WHAT IS NEEDED:
Set out every line bearing the string "matplotlib".

* START *

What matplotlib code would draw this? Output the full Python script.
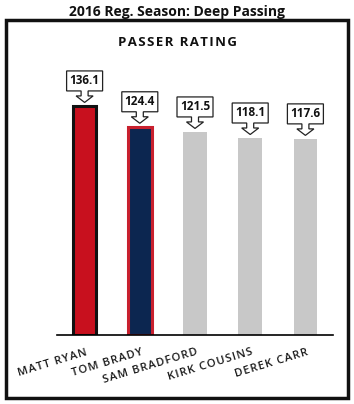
import matplotlib.pyplot as plt
import matplotlib.patches as mpatches
import matplotlib.transforms as mtransforms

plt.rcParams['font.family'] = ['Open Sans', 'DejaVu Sans']

players = ['MATT RYAN', 'TOM BRADY', 'SAM BRADFORD', 'KIRK COUSINS', 'DEREK CARR']
rating = [136.1, 124.4, 121.5, 118.1, 117.6]
fills = ['#c8101e', '#0c2650', '#c8c8c8', '#c8c8c8', '#c8c8c8']
edges = ['#111111', '#c8202e', '#c8c8c8', '#c8c8c8', '#c8c8c8']

ymin, ymax = 7.5, 167.5


def spaced(s, gap='\u200a'):
    # crude letter spacing
    return gap.join(s)


fig = plt.figure(figsize=(3.54, 4.04), dpi=100)
ax = fig.add_axes([57 / 354, 69 / 404, 276 / 354, 285 / 404])

for i, v in enumerate(rating):
    ax.bar(i, v - ymin, bottom=ymin, width=0.43, color=fills[i],
           edgecolor=edges[i], linewidth=2.2 if i < 2 else 0, zorder=2)

ax.set_xlim(-0.5, 4.5)
ax.set_ylim(ymin, ymax)
for s in ['top', 'left', 'right']:
    ax.spines[s].set_visible(False)
ax.spines['bottom'].set_linewidth(1.2)
ax.spines['bottom'].set_zorder(3)
ax.set_yticks([])
ax.set_xticks([])

# callouts: box + down arrow, offsets in inches from bar top
W = 0.36
callout = [(-W / 2, 0.35), (W / 2, 0.35), (W / 2, 0.15), (0.035, 0.15), (0.035, 0.10),
           (0.085, 0.10), (0.0, 0.035), (-0.085, 0.10), (-0.035, 0.10),
           (-0.035, 0.15), (-W / 2, 0.15)]
for i, v in enumerate(rating):
    tr = fig.dpi_scale_trans + mtransforms.ScaledTranslation(i, v, ax.transData)
    poly = mpatches.Polygon(callout, closed=True, transform=tr, facecolor='white',
                            edgecolor='#222222', linewidth=0.9, clip_on=False, zorder=4)
    ax.add_patch(poly)
    ax.text(0, 0.25, f'{v:.1f}', transform=tr, ha='center', va='center',
            fontsize=8.5, fontweight='bold', color='#111111', zorder=5)

# rotated player labels
for i, name in enumerate(players):
    tr = fig.dpi_scale_trans + mtransforms.ScaledTranslation(i, ymin, ax.transData)
    ax.text(0.01, -0.12, spaced(name), transform=tr, rotation=17, rotation_mode='anchor',
            ha='right', va='top', fontsize=8, fontweight='semibold', color='#1a1a1a')

fig.text(0.5, 1 - 12 / 404, '2016 Reg. Season: Deep Passing', ha='center', va='center',
         fontsize=10, fontweight='bold', color='#111111')
fig.text(0.5, 1 - 43 / 404, spaced('PASSER RATING'), ha='center',
         va='center', fontsize=9.5, fontweight='bold', color='#111111')

frame = mpatches.Rectangle((6 / 354, 6 / 404), 342 / 354, 378 / 404, transform=fig.transFigure,
                           fill=False, edgecolor='#111111', linewidth=2.5)
fig.patches.append(frame)

fig.savefig('out.png', dpi=100)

* END *

WRITTEN ANSWER:
What matplotlib code would draw this? Output the full Python script.
import matplotlib.pyplot as plt
import matplotlib.patches as mpatches
import matplotlib.transforms as mtransforms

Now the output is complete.